Amazon also scores high when it comes to trust: “ The NPR/Marist survey found a staggering 67 percent of American online shoppers say they have ‘quite a lot’ or ‘a great deal’ of trust in Amazon to protect their privacy and personal information, even though the majority of them had little to no such confidence in online retailers in general.”

Still, NPR reports, it is important to remember that “only about a 10th of all our shopping dollars are spent over the Internet.”
KC's View:
The NPR analysis makes the point that while some folks argue that Amazon is becoming too big and too powerful, relatively few consumers call for any sort of antitrust investigation or breakup of the company because Amazon is seen as overwhelmingly positive for consumers. And Amazon itself points out that it accounts “for less than 1 percent of worldwide retail” and that there is "incredible competition" in all of its businesses.
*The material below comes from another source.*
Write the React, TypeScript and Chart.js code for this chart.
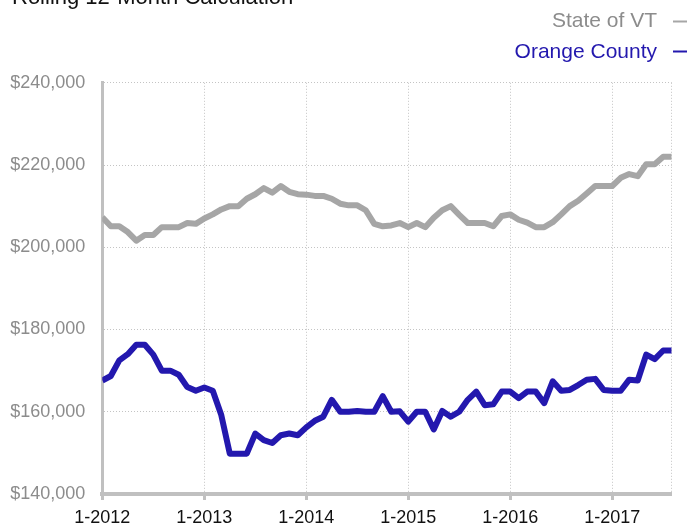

I think that argument is largely a fair one - I’ve written here from time to time that a resurgent online profile for Walmart actually is good news for Amazon because it may keep non-politically motivated antitrust regulators at bay.

It all comes back to the ecosystem that Amazon is creating, which makes it an incredibly and almost unprecedentedly powerful competitor. Here’s how NPR sums it up: “It’s much more than an online store. It makes movies and TV shows, has a massive cloud data-storage business where it keeps information from the government and numerous other companies, runs the Whole Foods grocery chain, offers people Internet-connected door locks, and makes the popular Alexa smart speaker.”

Amazon is a habit. Here’s a little test: Try to remember the last day when you did not have some sort of interaction with Amazon.

I can’t remember one. And the only other company I can say that about is Apple.